→ **RECORDED INFORMATION**:
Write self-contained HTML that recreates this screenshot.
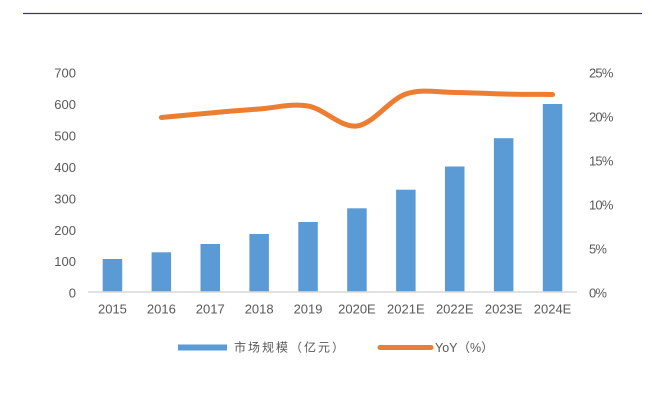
<!DOCTYPE html>
<html><head><meta charset="utf-8"><style>
html,body{margin:0;padding:0;background:#fff;}
svg{display:block;}
text{font-family:"Liberation Sans","Noto Sans CJK SC",sans-serif;fill:#595959;}
</style></head><body>
<svg width="664" height="405" viewBox="0 0 664 405" xmlns="http://www.w3.org/2000/svg">
<line x1="23" y1="13.5" x2="642" y2="13.5" stroke="#3d3768" stroke-width="1.2"/>
<!-- left axis labels -->
<g font-size="13" text-anchor="end">
<text x="76" y="77.5">700</text>
<text x="76" y="109">600</text>
<text x="76" y="140.5">500</text>
<text x="76" y="172">400</text>
<text x="76" y="203.5">300</text>
<text x="76" y="235">200</text>
<text x="76" y="266">100</text>
<text x="76" y="297.5">0</text>
</g>
<!-- right axis labels -->
<g font-size="13" text-anchor="start" letter-spacing="-0.8">
<text x="589" y="77.5">25%</text>
<text x="589" y="121.5">20%</text>
<text x="589" y="165.5">15%</text>
<text x="589" y="209.5">10%</text>
<text x="589" y="253.5">5%</text>
<text x="589" y="297.5">0%</text>
</g>
<!-- bars -->
<g fill="#5b9bd5">
<rect x="102.7" y="259" width="19.5" height="33"/>
<rect x="151.6" y="252.3" width="19.5" height="39.7"/>
<rect x="200.5" y="244" width="19.5" height="48"/>
<rect x="249.4" y="234" width="19.5" height="58"/>
<rect x="298.3" y="222" width="19.5" height="70"/>
<rect x="347.2" y="208.3" width="19.5" height="83.7"/>
<rect x="396.1" y="189.7" width="19.5" height="102.3"/>
<rect x="445" y="166.5" width="19.5" height="125.5"/>
<rect x="493.9" y="138.2" width="19.5" height="153.8"/>
<rect x="542.8" y="104" width="19.5" height="188"/>
</g>
<line x1="88" y1="292" x2="577" y2="292" stroke="#d9d9d9" stroke-width="1.5"/>
<!-- x labels -->
<g font-size="13" text-anchor="middle">
<text x="112.45" y="313.5">2015</text>
<text x="161.35" y="313.5">2016</text>
<text x="210.25" y="313.5">2017</text>
<text x="259.15" y="313.5">2018</text>
<text x="308.05" y="313.5">2019</text>
<text x="356.95" y="313.5">2020E</text>
<text x="405.85" y="313.5">2021E</text>
<text x="454.75" y="313.5">2022E</text>
<text x="503.65" y="313.5">2023E</text>
<text x="552.55" y="313.5">2024E</text>
</g>
<!-- line -->
<path d="M161.35,117.5 C169.5,116.75 193.95,114.42 210.25,113 C226.55,111.58 242.85,110.17 259.15,109 C275.45,107.83 291.75,103.17 308.05,106 C324.35,108.83 340.65,128 356.95,126 C373.25,124 389.55,99.58 405.85,94 C422.15,88.42 438.45,92.5 454.75,92.5 C471.05,92.5 487.35,93.67 503.65,94 C519.95,94.33 544.4,94.42 552.55,94.5" fill="none" stroke="#ed7d31" stroke-width="5" stroke-linecap="round" stroke-linejoin="round"/>
<!-- legend -->
<rect x="178" y="344.5" width="49" height="6" fill="#5b9bd5"/>
<text x="234" y="351.5" font-size="12" letter-spacing="2">市场规模（亿元）</text>
<line x1="380" y1="347.5" x2="431" y2="347.5" stroke="#ed7d31" stroke-width="5" stroke-linecap="round"/>
<text x="435" y="352" font-size="12.5">YoY（%）</text>
</svg>
</body></html>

→ **CHALLENGE**:
Output a faithful copy of the data, with each picture left out.

→ **SOLUTION FOR THIS PROBLEM**:
Write self-contained HTML that recreates this screenshot.
<!DOCTYPE html>
<html><head><meta charset="utf-8"><style>
html,body{margin:0;padding:0;background:#fff;}
svg{display:block;}
text{font-family:"Liberation Sans","Noto Sans CJK SC",sans-serif;fill:#595959;}
</style></head><body>
<svg width="664" height="405" viewBox="0 0 664 405" xmlns="http://www.w3.org/2000/svg">
<line x1="23" y1="13.5" x2="642" y2="13.5" stroke="#3d3768" stroke-width="1.2"/>
<!-- left axis labels -->
<g font-size="13" text-anchor="end">
<text x="76" y="77.5">700</text>
<text x="76" y="109">600</text>
<text x="76" y="140.5">500</text>
<text x="76" y="172">400</text>
<text x="76" y="203.5">300</text>
<text x="76" y="235">200</text>
<text x="76" y="266">100</text>
<text x="76" y="297.5">0</text>
</g>
<!-- right axis labels -->
<g font-size="13" text-anchor="start" letter-spacing="-0.8">
<text x="589" y="77.5">25%</text>
<text x="589" y="121.5">20%</text>
<text x="589" y="165.5">15%</text>
<text x="589" y="209.5">10%</text>
<text x="589" y="253.5">5%</text>
<text x="589" y="297.5">0%</text>
</g>
<!-- bars -->
<g fill="#5b9bd5">
<rect x="102.7" y="259" width="19.5" height="33"/>
<rect x="151.6" y="252.3" width="19.5" height="39.7"/>
<rect x="200.5" y="244" width="19.5" height="48"/>
<rect x="249.4" y="234" width="19.5" height="58"/>
<rect x="298.3" y="222" width="19.5" height="70"/>
<rect x="347.2" y="208.3" width="19.5" height="83.7"/>
<rect x="396.1" y="189.7" width="19.5" height="102.3"/>
<rect x="445" y="166.5" width="19.5" height="125.5"/>
<rect x="493.9" y="138.2" width="19.5" height="153.8"/>
<rect x="542.8" y="104" width="19.5" height="188"/>
</g>
<line x1="88" y1="292" x2="577" y2="292" stroke="#d9d9d9" stroke-width="1.5"/>
<!-- x labels -->
<g font-size="13" text-anchor="middle">
<text x="112.45" y="313.5">2015</text>
<text x="161.35" y="313.5">2016</text>
<text x="210.25" y="313.5">2017</text>
<text x="259.15" y="313.5">2018</text>
<text x="308.05" y="313.5">2019</text>
<text x="356.95" y="313.5">2020E</text>
<text x="405.85" y="313.5">2021E</text>
<text x="454.75" y="313.5">2022E</text>
<text x="503.65" y="313.5">2023E</text>
<text x="552.55" y="313.5">2024E</text>
</g>
<!-- line -->
<path d="M161.35,117.5 C169.5,116.75 193.95,114.42 210.25,113 C226.55,111.58 242.85,110.17 259.15,109 C275.45,107.83 291.75,103.17 308.05,106 C324.35,108.83 340.65,128 356.95,126 C373.25,124 389.55,99.58 405.85,94 C422.15,88.42 438.45,92.5 454.75,92.5 C471.05,92.5 487.35,93.67 503.65,94 C519.95,94.33 544.4,94.42 552.55,94.5" fill="none" stroke="#ed7d31" stroke-width="5" stroke-linecap="round" stroke-linejoin="round"/>
<!-- legend -->
<rect x="178" y="344.5" width="49" height="6" fill="#5b9bd5"/>
<text x="234" y="351.5" font-size="12" letter-spacing="2">市场规模（亿元）</text>
<line x1="380" y1="347.5" x2="431" y2="347.5" stroke="#ed7d31" stroke-width="5" stroke-linecap="round"/>
<text x="435" y="352" font-size="12.5">YoY（%）</text>
</svg>
</body></html>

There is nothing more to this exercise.